Repeat the data that follows, word for word, without the images.

-*-

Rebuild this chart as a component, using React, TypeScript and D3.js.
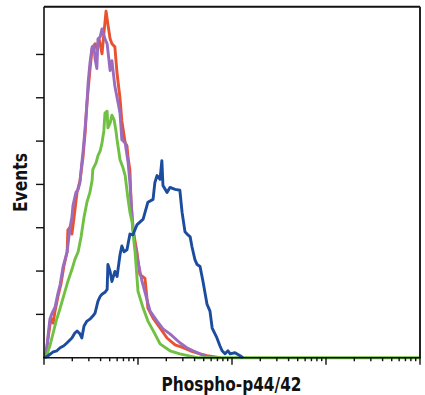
import React from "react";
import * as d3 from "d3";

// Flow-cytometry histograms: x = channel (0..1024 spans 4 log decades), y = events
const purpleSeries: [number, number][] = [
  [2.7, 0], [8, 4.1], [11, 10.1], [16, 17.8], [22, 20.6], [30, 23.3], [38, 29.7], [44, 33.8],
  [52, 42.1], [63, 48.9], [71, 60.3], [76, 64.9], [79, 70.4], [87, 76.3], [93, 77.7], [98, 80.9],
  [103, 90.1], [106, 94.6], [112, 106.1], [117, 117.5], [120, 126.6], [125, 135.8], [131, 143.5],
  [136, 144], [139, 138], [144, 133.5], [147, 147.2], [153, 148.1], [158, 151.8], [166, 147.2],
  [172, 144.9], [180, 132.6], [185, 137.1], [193, 125.3], [202, 117.5], [207, 112.9], [212, 100.6],
  [221, 99.2], [229, 90.1], [234, 80.9], [240, 64.9], [248, 51.2], [256, 44.3], [267, 35.2],
  [278, 28.3], [289, 21.5], [308, 16.9], [324, 13.3], [343, 11.0], [370, 6.9], [389, 4.6],
  [406, 3.2], [425, 1.8], [444, 0.5], [466, 0],
];

const redSeries: [number, number][] = [
  [2.7, 0], [8, 5.5], [14, 12.3], [19, 18.3], [25, 16.0], [30, 21.5], [38, 28.3], [46, 33.8],
  [54, 42.1], [63, 48.9], [65, 59.0], [74, 60.8], [76, 57.1], [82, 64.9], [90, 76.3], [98, 81.8],
  [106, 92.3], [112, 103.8], [117, 117.5], [125, 132.6], [131, 142.6], [139, 144.9], [144, 142.6],
  [150, 147.2], [158, 140.3], [163, 149.5], [169, 160], [174, 154], [180, 147.2], [185, 144.9],
  [193, 143.5], [199, 131.2], [207, 119.8], [212, 109.3], [221, 99.2], [226, 97.8], [229, 92.3],
  [234, 86.5], [237, 72.5], [242, 59.4], [253, 48.9], [261, 38.4], [275, 36.6], [283, 22.9],
  [297, 18.3], [316, 13.7], [335, 9.1], [357, 5.9], [379, 4.6], [398, 3.2], [425, 1.8],
  [444, 0.9], [479, 0],
];

const greenSeries: [number, number][] = [
  [2.7, 0], [8, 1.4], [16, 5.5], [25, 11.4], [33, 16.9], [44, 22.9], [54, 28.8], [65, 35.2],
  [76, 40.7], [84, 45.3], [93, 48.9], [101, 55.8], [109, 64.9], [117, 71.8], [125, 76.3],
  [131, 81.8], [133, 86.9], [142, 90.1], [147, 93.3], [153, 95.5], [158, 99.2], [163, 104.7],
  [166, 112.9], [172, 113.8], [174, 106.1], [180, 108.3], [185, 112], [191, 109.7], [196, 104.7],
  [199, 100.6], [207, 91.4], [215, 87.8], [221, 84.1], [229, 73.1], [234, 67.2], [240, 62.6],
  [245, 53.5], [248, 48.9], [256, 30.6], [270, 22.9], [283, 16.9], [302, 11.0], [316, 6.4],
  [343, 3.2], [370, 1.8], [417, 0], [1024, 0],
];

const blueSeries: [number, number][] = [
  [2.7, 0], [11, 0.9], [25, 2.7], [35, 3.2], [44, 4.6], [54, 5.5], [63, 6.9], [76, 9.1],
  [84, 11.4], [90, 12.3], [98, 11.0], [103, 9.1], [109, 14.6], [117, 16.9], [125, 17.8],
  [133, 19.2], [139, 20.6], [147, 26.1], [153, 28.3], [158, 29.3], [166, 30.2], [172, 31.5],
  [174, 43], [180, 39.8], [185, 35.2], [193, 39.8], [199, 37.5], [207, 47.5], [212, 51.6],
  [218, 48.9], [226, 49.8], [234, 57.1], [242, 56.7], [253, 61.3], [270, 64], [283, 71.8],
  [297, 73.1], [302, 80.9], [308, 84.1], [316, 82.3], [321, 91], [324, 79.5], [335, 76.3],
  [343, 78.6], [357, 77.7], [370, 77.3], [376, 67.2], [384, 58.1], [392, 56.7], [398, 55.8],
  [403, 51.2], [411, 45.3], [417, 43], [425, 42.1], [433, 35.2], [444, 24.7], [452, 21.5],
  [458, 13.7], [471, 9.1], [479, 5.5], [485, 3.2], [493, 1.8], [501, 3.2], [507, 1.8],
  [520, 2.3], [534, 0.9], [542, 0],
];

const seriesList = [
  { name: "red", data: redSeries, color: "#e8522e" },
  { name: "purple", data: purpleSeries, color: "#9a6cc0" },
  { name: "green", data: greenSeries, color: "#6fc043" },
  { name: "blue", data: blueSeries, color: "#1c4c9e" },
];

const yTickValues = [20, 40, 60, 80, 100, 120, 140];
const xLabel = "Phospho-p44/42";
const yLabel = "Events";

export default function App() {
  const left = 44, right = 420, top = 6.8, bottom = 357.7;
  const x = d3.scaleLinear().domain([0, 1024]).range([left, right]);
  const xLog = d3.scaleLog().domain([1, 10000]).range([left, right]);
  const y = d3.scaleLinear().domain([0, 162]).range([bottom, top]);
  const line = d3
    .line<[number, number]>()
    .x((d) => x(d[0]))
    .y((d) => y(d[1]))
    .curve(d3.curveLinear);

  const logTicks = xLog.ticks();
  const font = "'Liberation Sans Narrow', 'Arial Narrow', 'DejaVu Sans Condensed', sans-serif";

  return (
    <svg
      width={425}
      height={395}
      style={{ position: "absolute", left: 0, top: 0, background: "#fff" }}
    >
      <rect x={0} y={0} width={425} height={395} fill="#fff" />
      {seriesList.map((s) => (
        <path
          key={s.name}
          d={line(s.data) || ""}
          fill="none"
          stroke={s.color}
          strokeWidth={2.9}
          strokeLinejoin="round"
        />
      ))}
      {/* frame */}
      <line x1={left} x2={right} y1={top} y2={top} stroke="#111" strokeWidth={2} />
      <line x1={right} x2={right} y1={top} y2={bottom} stroke="#222" strokeWidth={2} />
      <line x1={left} x2={left} y1={top} y2={bottom} stroke="#111" strokeWidth={1.6} />
      <line x1={left - 1} x2={right + 1} y1={bottom} y2={bottom} stroke="#111" strokeWidth={1.6} />
      {/* y ticks */}
      {yTickValues.map((v) => (
        <line key={v} x1={left - 8} x2={left} y1={y(v)} y2={y(v)} stroke="#111" strokeWidth={1.4} />
      ))}
      {/* x log ticks */}
      {logTicks.map((v, i) => {
        const major = Math.abs(Math.log10(v) - Math.round(Math.log10(v))) < 1e-9;
        return (
          <line
            key={i}
            x1={xLog(v)}
            x2={xLog(v)}
            y1={bottom}
            y2={bottom + (major ? 7 : 3.5)}
            stroke="#111"
            strokeWidth={1.4}
          />
        );
      })}
      <text
        x={(left + right) / 2 - 0.5}
        y={390.5}
        textAnchor="middle"
        fontFamily={font}
        fontWeight="bold"
        fontSize={19}
        textLength={140}
        lengthAdjust="spacingAndGlyphs"
        fill="#111"
      >
        {xLabel}
      </text>
      <text
        transform={`translate(27,182.5) rotate(-90)`}
        textAnchor="middle"
        fontFamily={font}
        fontWeight="bold"
        fontSize={19}
        textLength={59}
        lengthAdjust="spacingAndGlyphs"
        fill="#111"
      >
        {yLabel}
      </text>
    </svg>
  );
}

-*-

## Exercise answer
Rebuild this chart as a component, using React, TypeScript and D3.js.
import React from "react";
import * as d3 from "d3";

// Flow-cytometry histograms: x = channel (0..1024 spans 4 log decades), y = events
const purpleSeries: [number, number][] = [
  [2.7, 0], [8, 4.1], [11, 10.1], [16, 17.8], [22, 20.6], [30, 23.3], [38, 29.7], [44, 33.8],
  [52, 42.1], [63, 48.9], [71, 60.3], [76, 64.9], [79, 70.4], [87, 76.3], [93, 77.7], [98, 80.9],
  [103, 90.1], [106, 94.6], [112, 106.1], [117, 117.5], [120, 126.6], [125, 135.8], [131, 143.5],
  [136, 144], [139, 138], [144, 133.5], [147, 147.2], [153, 148.1], [158, 151.8], [166, 147.2],
  [172, 144.9], [180, 132.6], [185, 137.1], [193, 125.3], [202, 117.5], [207, 112.9], [212, 100.6],
  [221, 99.2], [229, 90.1], [234, 80.9], [240, 64.9], [248, 51.2], [256, 44.3], [267, 35.2],
  [278, 28.3], [289, 21.5], [308, 16.9], [324, 13.3], [343, 11.0], [370, 6.9], [389, 4.6],
  [406, 3.2], [425, 1.8], [444, 0.5], [466, 0],
];

const redSeries: [number, number][] = [
  [2.7, 0], [8, 5.5], [14, 12.3], [19, 18.3], [25, 16.0], [30, 21.5], [38, 28.3], [46, 33.8],
  [54, 42.1], [63, 48.9], [65, 59.0], [74, 60.8], [76, 57.1], [82, 64.9], [90, 76.3], [98, 81.8],
  [106, 92.3], [112, 103.8], [117, 117.5], [125, 132.6], [131, 142.6], [139, 144.9], [144, 142.6],
  [150, 147.2], [158, 140.3], [163, 149.5], [169, 160], [174, 154], [180, 147.2], [185, 144.9],
  [193, 143.5], [199, 131.2], [207, 119.8], [212, 109.3], [221, 99.2], [226, 97.8], [229, 92.3],
  [234, 86.5], [237, 72.5], [242, 59.4], [253, 48.9], [261, 38.4], [275, 36.6], [283, 22.9],
  [297, 18.3], [316, 13.7], [335, 9.1], [357, 5.9], [379, 4.6], [398, 3.2], [425, 1.8],
  [444, 0.9], [479, 0],
];

const greenSeries: [number, number][] = [
  [2.7, 0], [8, 1.4], [16, 5.5], [25, 11.4], [33, 16.9], [44, 22.9], [54, 28.8], [65, 35.2],
  [76, 40.7], [84, 45.3], [93, 48.9], [101, 55.8], [109, 64.9], [117, 71.8], [125, 76.3],
  [131, 81.8], [133, 86.9], [142, 90.1], [147, 93.3], [153, 95.5], [158, 99.2], [163, 104.7],
  [166, 112.9], [172, 113.8], [174, 106.1], [180, 108.3], [185, 112], [191, 109.7], [196, 104.7],
  [199, 100.6], [207, 91.4], [215, 87.8], [221, 84.1], [229, 73.1], [234, 67.2], [240, 62.6],
  [245, 53.5], [248, 48.9], [256, 30.6], [270, 22.9], [283, 16.9], [302, 11.0], [316, 6.4],
  [343, 3.2], [370, 1.8], [417, 0], [1024, 0],
];

const blueSeries: [number, number][] = [
  [2.7, 0], [11, 0.9], [25, 2.7], [35, 3.2], [44, 4.6], [54, 5.5], [63, 6.9], [76, 9.1],
  [84, 11.4], [90, 12.3], [98, 11.0], [103, 9.1], [109, 14.6], [117, 16.9], [125, 17.8],
  [133, 19.2], [139, 20.6], [147, 26.1], [153, 28.3], [158, 29.3], [166, 30.2], [172, 31.5],
  [174, 43], [180, 39.8], [185, 35.2], [193, 39.8], [199, 37.5], [207, 47.5], [212, 51.6],
  [218, 48.9], [226, 49.8], [234, 57.1], [242, 56.7], [253, 61.3], [270, 64], [283, 71.8],
  [297, 73.1], [302, 80.9], [308, 84.1], [316, 82.3], [321, 91], [324, 79.5], [335, 76.3],
  [343, 78.6], [357, 77.7], [370, 77.3], [376, 67.2], [384, 58.1], [392, 56.7], [398, 55.8],
  [403, 51.2], [411, 45.3], [417, 43], [425, 42.1], [433, 35.2], [444, 24.7], [452, 21.5],
  [458, 13.7], [471, 9.1], [479, 5.5], [485, 3.2], [493, 1.8], [501, 3.2], [507, 1.8],
  [520, 2.3], [534, 0.9], [542, 0],
];

const seriesList = [
  { name: "red", data: redSeries, color: "#e8522e" },
  { name: "purple", data: purpleSeries, color: "#9a6cc0" },
  { name: "green", data: greenSeries, color: "#6fc043" },
  { name: "blue", data: blueSeries, color: "#1c4c9e" },
];

const yTickValues = [20, 40, 60, 80, 100, 120, 140];
const xLabel = "Phospho-p44/42";
const yLabel = "Events";

export default function App() {
  const left = 44, right = 420, top = 6.8, bottom = 357.7;
  const x = d3.scaleLinear().domain([0, 1024]).range([left, right]);
  const xLog = d3.scaleLog().domain([1, 10000]).range([left, right]);
  const y = d3.scaleLinear().domain([0, 162]).range([bottom, top]);
  const line = d3
    .line<[number, number]>()
    .x((d) => x(d[0]))
    .y((d) => y(d[1]))
    .curve(d3.curveLinear);

  const logTicks = xLog.ticks();
  const font = "'Liberation Sans Narrow', 'Arial Narrow', 'DejaVu Sans Condensed', sans-serif";

  return (
    <svg
      width={425}
      height={395}
      style={{ position: "absolute", left: 0, top: 0, background: "#fff" }}
    >
      <rect x={0} y={0} width={425} height={395} fill="#fff" />
      {seriesList.map((s) => (
        <path
          key={s.name}
          d={line(s.data) || ""}
          fill="none"
          stroke={s.color}
          strokeWidth={2.9}
          strokeLinejoin="round"
        />
      ))}
      {/* frame */}
      <line x1={left} x2={right} y1={top} y2={top} stroke="#111" strokeWidth={2} />
      <line x1={right} x2={right} y1={top} y2={bottom} stroke="#222" strokeWidth={2} />
      <line x1={left} x2={left} y1={top} y2={bottom} stroke="#111" strokeWidth={1.6} />
      <line x1={left - 1} x2={right + 1} y1={bottom} y2={bottom} stroke="#111" strokeWidth={1.6} />
      {/* y ticks */}
      {yTickValues.map((v) => (
        <line key={v} x1={left - 8} x2={left} y1={y(v)} y2={y(v)} stroke="#111" strokeWidth={1.4} />
      ))}
      {/* x log ticks */}
      {logTicks.map((v, i) => {
        const major = Math.abs(Math.log10(v) - Math.round(Math.log10(v))) < 1e-9;
        return (
          <line
            key={i}
            x1={xLog(v)}
            x2={xLog(v)}
            y1={bottom}
            y2={bottom + (major ? 7 : 3.5)}
            stroke="#111"
            strokeWidth={1.4}
          />
        );
      })}
      <text
        x={(left + right) / 2 - 0.5}
        y={390.5}
        textAnchor="middle"
        fontFamily={font}
        fontWeight="bold"
        fontSize={19}
        textLength={140}
        lengthAdjust="spacingAndGlyphs"
        fill="#111"
      >
        {xLabel}
      </text>
      <text
        transform={`translate(27,182.5) rotate(-90)`}
        textAnchor="middle"
        fontFamily={font}
        fontWeight="bold"
        fontSize={19}
        textLength={59}
        lengthAdjust="spacingAndGlyphs"
        fill="#111"
      >
        {yLabel}
      </text>
    </svg>
  );
}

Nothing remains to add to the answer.